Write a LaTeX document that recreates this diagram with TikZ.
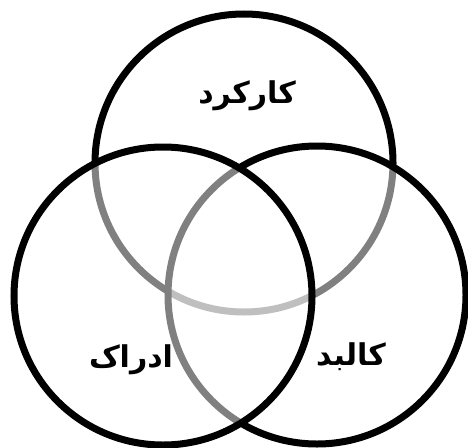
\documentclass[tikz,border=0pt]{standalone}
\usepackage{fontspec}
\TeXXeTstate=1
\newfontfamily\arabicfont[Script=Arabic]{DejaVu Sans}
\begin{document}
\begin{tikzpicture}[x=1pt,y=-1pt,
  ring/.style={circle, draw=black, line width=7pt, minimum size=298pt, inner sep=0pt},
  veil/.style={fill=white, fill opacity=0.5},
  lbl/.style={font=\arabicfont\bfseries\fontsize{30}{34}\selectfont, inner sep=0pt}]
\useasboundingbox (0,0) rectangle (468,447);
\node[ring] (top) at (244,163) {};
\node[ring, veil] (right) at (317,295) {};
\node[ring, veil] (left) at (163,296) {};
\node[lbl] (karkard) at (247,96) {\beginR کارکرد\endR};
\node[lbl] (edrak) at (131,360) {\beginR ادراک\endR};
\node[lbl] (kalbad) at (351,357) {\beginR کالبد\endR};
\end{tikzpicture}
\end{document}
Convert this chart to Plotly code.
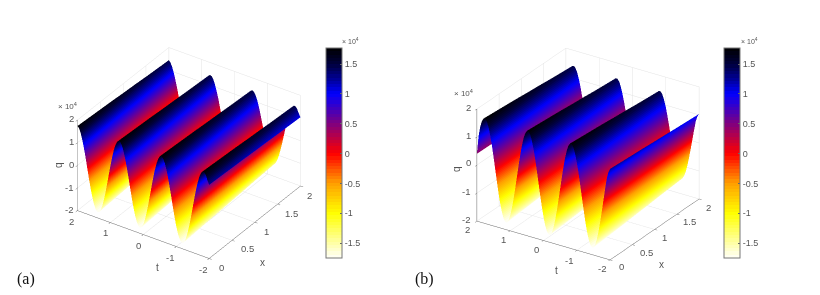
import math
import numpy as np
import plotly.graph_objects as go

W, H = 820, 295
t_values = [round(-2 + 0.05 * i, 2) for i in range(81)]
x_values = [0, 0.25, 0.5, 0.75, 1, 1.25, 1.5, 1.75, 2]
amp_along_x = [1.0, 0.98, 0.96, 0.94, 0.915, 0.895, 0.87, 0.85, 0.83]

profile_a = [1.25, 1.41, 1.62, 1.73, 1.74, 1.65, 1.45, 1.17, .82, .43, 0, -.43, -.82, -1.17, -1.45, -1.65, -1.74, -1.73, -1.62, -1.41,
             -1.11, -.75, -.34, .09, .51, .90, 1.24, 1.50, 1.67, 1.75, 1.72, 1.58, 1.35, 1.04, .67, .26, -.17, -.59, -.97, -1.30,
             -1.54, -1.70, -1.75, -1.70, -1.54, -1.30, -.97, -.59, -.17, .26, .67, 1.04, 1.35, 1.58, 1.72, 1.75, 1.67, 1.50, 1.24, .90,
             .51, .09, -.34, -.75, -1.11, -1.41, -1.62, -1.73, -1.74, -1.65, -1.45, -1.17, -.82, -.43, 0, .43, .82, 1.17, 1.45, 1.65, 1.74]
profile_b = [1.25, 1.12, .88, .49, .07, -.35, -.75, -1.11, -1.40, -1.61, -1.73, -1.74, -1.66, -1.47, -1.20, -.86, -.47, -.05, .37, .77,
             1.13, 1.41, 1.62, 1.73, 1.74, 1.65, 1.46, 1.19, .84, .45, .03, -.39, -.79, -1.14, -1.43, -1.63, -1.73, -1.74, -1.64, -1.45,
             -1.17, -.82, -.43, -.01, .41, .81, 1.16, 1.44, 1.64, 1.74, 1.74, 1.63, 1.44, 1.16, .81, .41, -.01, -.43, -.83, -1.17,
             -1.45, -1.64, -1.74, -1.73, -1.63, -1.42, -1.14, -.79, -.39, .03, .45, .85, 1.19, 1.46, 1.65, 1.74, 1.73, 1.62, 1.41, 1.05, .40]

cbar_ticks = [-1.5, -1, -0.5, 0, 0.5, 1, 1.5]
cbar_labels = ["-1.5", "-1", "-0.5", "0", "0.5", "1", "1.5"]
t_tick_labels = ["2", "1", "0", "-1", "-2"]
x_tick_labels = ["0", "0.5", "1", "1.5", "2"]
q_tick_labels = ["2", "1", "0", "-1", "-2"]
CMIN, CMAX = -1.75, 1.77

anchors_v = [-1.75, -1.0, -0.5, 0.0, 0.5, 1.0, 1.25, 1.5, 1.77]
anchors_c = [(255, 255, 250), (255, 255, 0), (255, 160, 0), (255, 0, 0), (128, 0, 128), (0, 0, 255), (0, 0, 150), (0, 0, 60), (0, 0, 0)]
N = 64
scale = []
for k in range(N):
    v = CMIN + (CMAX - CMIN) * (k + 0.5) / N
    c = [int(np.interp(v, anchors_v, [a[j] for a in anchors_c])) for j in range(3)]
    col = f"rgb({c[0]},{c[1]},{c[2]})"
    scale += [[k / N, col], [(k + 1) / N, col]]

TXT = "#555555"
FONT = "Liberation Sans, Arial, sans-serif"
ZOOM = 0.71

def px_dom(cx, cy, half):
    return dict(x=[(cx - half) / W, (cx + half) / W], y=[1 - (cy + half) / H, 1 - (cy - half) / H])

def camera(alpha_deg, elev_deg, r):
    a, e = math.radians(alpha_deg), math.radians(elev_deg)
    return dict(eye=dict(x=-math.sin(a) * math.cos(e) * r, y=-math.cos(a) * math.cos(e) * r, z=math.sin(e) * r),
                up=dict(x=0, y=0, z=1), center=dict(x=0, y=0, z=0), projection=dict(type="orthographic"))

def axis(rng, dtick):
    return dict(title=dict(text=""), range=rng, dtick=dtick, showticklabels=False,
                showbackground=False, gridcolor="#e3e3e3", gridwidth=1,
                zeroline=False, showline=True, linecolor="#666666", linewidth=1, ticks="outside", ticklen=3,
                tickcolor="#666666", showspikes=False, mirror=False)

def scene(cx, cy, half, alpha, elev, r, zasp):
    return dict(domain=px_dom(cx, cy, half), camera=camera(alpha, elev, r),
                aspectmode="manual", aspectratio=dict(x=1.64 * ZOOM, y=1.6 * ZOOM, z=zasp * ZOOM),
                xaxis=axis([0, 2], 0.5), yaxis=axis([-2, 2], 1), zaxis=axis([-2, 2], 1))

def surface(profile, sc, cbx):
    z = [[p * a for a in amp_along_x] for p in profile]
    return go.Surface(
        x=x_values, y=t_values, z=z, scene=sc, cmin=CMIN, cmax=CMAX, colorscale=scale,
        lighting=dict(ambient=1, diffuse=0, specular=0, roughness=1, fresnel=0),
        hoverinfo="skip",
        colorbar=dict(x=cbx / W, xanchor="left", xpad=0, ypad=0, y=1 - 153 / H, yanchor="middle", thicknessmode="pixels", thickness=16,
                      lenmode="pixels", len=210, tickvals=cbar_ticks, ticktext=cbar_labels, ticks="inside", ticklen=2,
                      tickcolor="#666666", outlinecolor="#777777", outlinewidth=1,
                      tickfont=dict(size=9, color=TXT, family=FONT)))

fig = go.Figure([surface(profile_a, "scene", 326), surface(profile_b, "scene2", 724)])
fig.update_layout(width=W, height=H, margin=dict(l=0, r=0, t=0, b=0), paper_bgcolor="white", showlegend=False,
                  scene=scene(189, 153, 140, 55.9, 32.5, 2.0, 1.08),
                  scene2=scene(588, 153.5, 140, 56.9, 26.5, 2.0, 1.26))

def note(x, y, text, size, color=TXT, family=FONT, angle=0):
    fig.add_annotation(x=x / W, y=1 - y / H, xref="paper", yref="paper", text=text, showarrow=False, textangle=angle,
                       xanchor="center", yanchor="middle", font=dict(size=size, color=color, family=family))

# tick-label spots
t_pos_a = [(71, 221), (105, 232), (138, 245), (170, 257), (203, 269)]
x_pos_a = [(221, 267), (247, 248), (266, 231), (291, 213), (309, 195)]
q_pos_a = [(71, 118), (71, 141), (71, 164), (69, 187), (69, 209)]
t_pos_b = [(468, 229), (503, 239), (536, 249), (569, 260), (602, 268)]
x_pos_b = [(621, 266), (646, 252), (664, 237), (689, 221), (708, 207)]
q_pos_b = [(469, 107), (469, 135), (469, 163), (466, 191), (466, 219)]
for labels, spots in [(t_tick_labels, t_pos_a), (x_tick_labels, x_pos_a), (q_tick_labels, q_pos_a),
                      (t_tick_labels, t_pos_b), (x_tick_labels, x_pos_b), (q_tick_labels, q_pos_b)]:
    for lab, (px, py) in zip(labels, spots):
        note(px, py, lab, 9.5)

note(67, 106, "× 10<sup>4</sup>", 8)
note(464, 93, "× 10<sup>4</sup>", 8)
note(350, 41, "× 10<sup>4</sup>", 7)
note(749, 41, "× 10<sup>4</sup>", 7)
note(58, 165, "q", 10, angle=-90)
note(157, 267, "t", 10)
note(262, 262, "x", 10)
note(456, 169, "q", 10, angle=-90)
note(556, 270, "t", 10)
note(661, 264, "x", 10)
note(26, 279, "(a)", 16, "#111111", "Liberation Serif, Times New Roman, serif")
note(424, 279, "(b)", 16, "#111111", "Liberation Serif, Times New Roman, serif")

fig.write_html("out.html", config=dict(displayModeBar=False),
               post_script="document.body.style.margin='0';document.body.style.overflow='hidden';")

******************************

*Challenge*: Give again, word for word, every line from the top of the data above to the line holding "0.87, 0.85, 0.83]", inclusive, with the pictures left out.

*Solution for this exercise*:
Write a LaTeX document that recreates this diagram with TikZ.
\documentclass[tikz,border=0pt]{standalone}
\usepackage{fontspec}
\TeXXeTstate=1
\newfontfamily\arabicfont[Script=Arabic]{DejaVu Sans}
\begin{document}
\begin{tikzpicture}[x=1pt,y=-1pt,
  ring/.style={circle, draw=black, line width=7pt, minimum size=298pt, inner sep=0pt},
  veil/.style={fill=white, fill opacity=0.5},
  lbl/.style={font=\arabicfont\bfseries\fontsize{30}{34}\selectfont, inner sep=0pt}]
\useasboundingbox (0,0) rectangle (468,447);
\node[ring] (top) at (244,163) {};
\node[ring, veil] (right) at (317,295) {};
\node[ring, veil] (left) at (163,296) {};
\node[lbl] (karkard) at (247,96) {\beginR کارکرد\endR};
\node[lbl] (edrak) at (131,360) {\beginR ادراک\endR};
\node[lbl] (kalbad) at (351,357) {\beginR کالبد\endR};
\end{tikzpicture}
\end{document}
Convert this chart to Plotly code.
import math
import numpy as np
import plotly.graph_objects as go

W, H = 820, 295
t_values = [round(-2 + 0.05 * i, 2) for i in range(81)]
x_values = [0, 0.25, 0.5, 0.75, 1, 1.25, 1.5, 1.75, 2]
amp_along_x = [1.0, 0.98, 0.96, 0.94, 0.915, 0.895, 0.87, 0.85, 0.83]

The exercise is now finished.